Captain Adrián Escalona, one of the unit’s pilots, loves the Dornier 228’s ability to do short take-offs and landings because it means safer travel for the pilots and their passengers. Describing a landing strip situated on a farm in the Platamar community, Group Commander Colonel César Padrón says, “It’s a grass strip, only 800 meters long. I took off in a downpour, on a wet strip that slowed the aircraft down, but I still managed to get airborne with 900 kilograms on board. Later I landed in more torrential rain with higher than normal outdoor temperatures, but I managed to bring the plane to a stop in 500 meters.”
Later, following a 500-kilometer flight over the rainforest, we arrive at Parima B, on the border of Brazil. Here we meet the Yanomami who have beautifully preserved all their ancient customs. They told us it used to take them almost a week to reach the village of La Esmeralda on foot and by river to catch a plane out of the rainforest. Now that the Air Force has planes that can make short take-offs and landings on dirt strips, it can pick them up closer to home, making the journey less dangerous and faster. The air strip to pick up the Yanomami is extremely short in length and situated in the middle of a valley. The challenging landing strip can be an unnerving experience for passengers, but these fears are put to rest as the pilots are able to take off without incident.

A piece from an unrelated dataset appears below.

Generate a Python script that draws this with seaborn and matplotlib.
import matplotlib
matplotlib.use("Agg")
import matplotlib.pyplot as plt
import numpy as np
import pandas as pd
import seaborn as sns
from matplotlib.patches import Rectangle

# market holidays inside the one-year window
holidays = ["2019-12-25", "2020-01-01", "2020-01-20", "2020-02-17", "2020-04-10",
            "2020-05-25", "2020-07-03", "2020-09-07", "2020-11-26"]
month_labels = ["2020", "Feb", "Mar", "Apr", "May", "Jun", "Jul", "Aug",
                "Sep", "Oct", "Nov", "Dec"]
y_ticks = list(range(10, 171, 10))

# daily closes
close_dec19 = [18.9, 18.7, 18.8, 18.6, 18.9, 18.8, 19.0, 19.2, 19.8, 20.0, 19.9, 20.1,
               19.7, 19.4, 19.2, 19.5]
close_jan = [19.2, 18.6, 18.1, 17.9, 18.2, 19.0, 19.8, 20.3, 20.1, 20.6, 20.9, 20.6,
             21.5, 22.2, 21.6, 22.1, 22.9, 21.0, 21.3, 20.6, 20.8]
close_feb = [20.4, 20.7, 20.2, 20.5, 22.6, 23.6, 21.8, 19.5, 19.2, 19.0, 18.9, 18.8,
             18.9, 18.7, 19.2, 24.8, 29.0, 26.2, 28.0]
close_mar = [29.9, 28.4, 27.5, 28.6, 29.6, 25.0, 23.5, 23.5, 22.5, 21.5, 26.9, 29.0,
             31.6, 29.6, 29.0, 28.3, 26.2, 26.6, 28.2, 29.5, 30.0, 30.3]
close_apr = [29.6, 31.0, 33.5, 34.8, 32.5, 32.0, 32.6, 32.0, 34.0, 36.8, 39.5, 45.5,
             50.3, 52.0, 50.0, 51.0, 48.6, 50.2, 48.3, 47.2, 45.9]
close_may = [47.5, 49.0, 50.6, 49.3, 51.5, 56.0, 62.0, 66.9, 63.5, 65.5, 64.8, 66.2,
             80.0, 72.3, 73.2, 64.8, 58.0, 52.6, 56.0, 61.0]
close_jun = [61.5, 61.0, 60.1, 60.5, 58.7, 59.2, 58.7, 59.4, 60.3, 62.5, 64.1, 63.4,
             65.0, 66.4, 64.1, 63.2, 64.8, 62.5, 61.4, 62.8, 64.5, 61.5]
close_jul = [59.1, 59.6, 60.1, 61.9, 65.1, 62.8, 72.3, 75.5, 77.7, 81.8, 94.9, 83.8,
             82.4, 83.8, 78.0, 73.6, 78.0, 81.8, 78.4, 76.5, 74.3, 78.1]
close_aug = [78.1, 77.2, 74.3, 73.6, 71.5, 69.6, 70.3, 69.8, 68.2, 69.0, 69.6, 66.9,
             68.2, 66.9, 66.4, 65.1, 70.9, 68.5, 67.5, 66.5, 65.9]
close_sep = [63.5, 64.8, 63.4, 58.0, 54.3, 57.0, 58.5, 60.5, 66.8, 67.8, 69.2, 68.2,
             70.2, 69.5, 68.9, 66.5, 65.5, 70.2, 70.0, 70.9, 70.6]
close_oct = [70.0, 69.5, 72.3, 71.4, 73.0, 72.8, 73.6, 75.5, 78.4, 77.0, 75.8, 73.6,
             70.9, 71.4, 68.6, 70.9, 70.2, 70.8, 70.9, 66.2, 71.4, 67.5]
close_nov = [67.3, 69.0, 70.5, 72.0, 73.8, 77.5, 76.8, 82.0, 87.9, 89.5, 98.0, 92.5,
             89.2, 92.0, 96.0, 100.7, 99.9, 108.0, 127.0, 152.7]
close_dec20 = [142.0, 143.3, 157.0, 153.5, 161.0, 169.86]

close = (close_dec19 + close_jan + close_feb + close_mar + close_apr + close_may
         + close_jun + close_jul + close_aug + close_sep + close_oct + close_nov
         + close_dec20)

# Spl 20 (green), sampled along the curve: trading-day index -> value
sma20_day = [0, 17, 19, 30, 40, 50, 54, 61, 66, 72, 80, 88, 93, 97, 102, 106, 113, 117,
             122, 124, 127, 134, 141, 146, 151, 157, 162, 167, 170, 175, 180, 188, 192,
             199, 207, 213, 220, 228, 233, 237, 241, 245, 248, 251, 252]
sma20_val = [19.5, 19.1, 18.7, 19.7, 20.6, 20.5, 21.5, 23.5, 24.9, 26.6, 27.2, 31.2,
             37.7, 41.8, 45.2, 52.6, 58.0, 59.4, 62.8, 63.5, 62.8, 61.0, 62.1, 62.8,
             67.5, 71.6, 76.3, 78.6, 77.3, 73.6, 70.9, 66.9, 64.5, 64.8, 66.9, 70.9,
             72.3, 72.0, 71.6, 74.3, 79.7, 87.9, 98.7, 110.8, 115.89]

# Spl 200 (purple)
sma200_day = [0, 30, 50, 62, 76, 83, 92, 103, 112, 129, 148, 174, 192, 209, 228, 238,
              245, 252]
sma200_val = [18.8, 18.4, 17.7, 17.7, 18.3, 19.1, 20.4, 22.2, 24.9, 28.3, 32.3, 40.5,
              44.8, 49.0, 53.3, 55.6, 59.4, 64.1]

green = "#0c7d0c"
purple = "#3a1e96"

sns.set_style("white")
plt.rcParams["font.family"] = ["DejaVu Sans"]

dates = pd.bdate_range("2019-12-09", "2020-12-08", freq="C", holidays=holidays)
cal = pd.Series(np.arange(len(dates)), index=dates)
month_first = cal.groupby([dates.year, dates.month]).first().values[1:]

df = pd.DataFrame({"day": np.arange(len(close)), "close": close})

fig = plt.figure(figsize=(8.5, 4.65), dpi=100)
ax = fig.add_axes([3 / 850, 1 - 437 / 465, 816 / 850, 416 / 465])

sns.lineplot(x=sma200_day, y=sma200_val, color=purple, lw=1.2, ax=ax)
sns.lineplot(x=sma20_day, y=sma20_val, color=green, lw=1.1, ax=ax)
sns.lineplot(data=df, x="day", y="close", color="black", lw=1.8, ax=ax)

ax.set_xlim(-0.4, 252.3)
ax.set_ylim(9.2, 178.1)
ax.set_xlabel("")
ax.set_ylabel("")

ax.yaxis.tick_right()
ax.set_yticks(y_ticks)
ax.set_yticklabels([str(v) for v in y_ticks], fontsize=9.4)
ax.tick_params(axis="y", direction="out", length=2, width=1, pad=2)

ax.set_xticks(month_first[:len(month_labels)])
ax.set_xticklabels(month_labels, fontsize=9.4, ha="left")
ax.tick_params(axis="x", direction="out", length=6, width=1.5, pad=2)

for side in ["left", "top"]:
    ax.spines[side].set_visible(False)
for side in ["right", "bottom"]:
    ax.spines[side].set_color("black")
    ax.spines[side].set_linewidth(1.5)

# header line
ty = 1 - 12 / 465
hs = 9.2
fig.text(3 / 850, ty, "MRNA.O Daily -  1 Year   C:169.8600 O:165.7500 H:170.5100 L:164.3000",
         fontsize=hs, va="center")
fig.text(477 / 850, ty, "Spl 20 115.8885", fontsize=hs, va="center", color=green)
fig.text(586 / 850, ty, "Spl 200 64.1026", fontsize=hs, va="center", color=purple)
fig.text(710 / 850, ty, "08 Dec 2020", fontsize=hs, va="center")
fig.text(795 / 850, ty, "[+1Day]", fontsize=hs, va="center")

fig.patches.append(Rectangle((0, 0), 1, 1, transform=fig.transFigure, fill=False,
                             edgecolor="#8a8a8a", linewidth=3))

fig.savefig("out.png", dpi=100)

According to pilot Major Elio Hernández, commander of the unit’s flight squadron 91: “Speed is important when it comes to airlifting someone to safety, where the difference between life and death can be a matter of minutes. Thanks to having a fast and versatile plane, we can medevac them very quickly and also carry medical personnel. On one occasion, we took seven people as well as incubators and stretchers plus oxygen, all in a very short space of time.” The pilots not only fly but also help with the loading and unloading of people and cargo. The curious and excited people of the Amazon flock around the pilots as they prepare the planes for take-off – their faces lit up with smiles, amazement and perhaps a little uncertainty of what is to come. These pilots of the Ninth Transport Group of the Venezuelan Air Force have a challenging job of providing a lifeline over the Amazon and they do it with passion and pride. Their flights and their skills make a vital difference in the lives of the indigenous communities of the Amazon whose culture and way of life they also help preserve.
For the people of the communities, the plane is the only way to reach civilization quickly. Travel by land or river requires many days by foot and/or by boat.
The people of Parima B congregate around the Dornier 228 to receive precious cargo. In this particular case, one ton of food and medicine has been delivered. The people now carry the supplies to town on foot.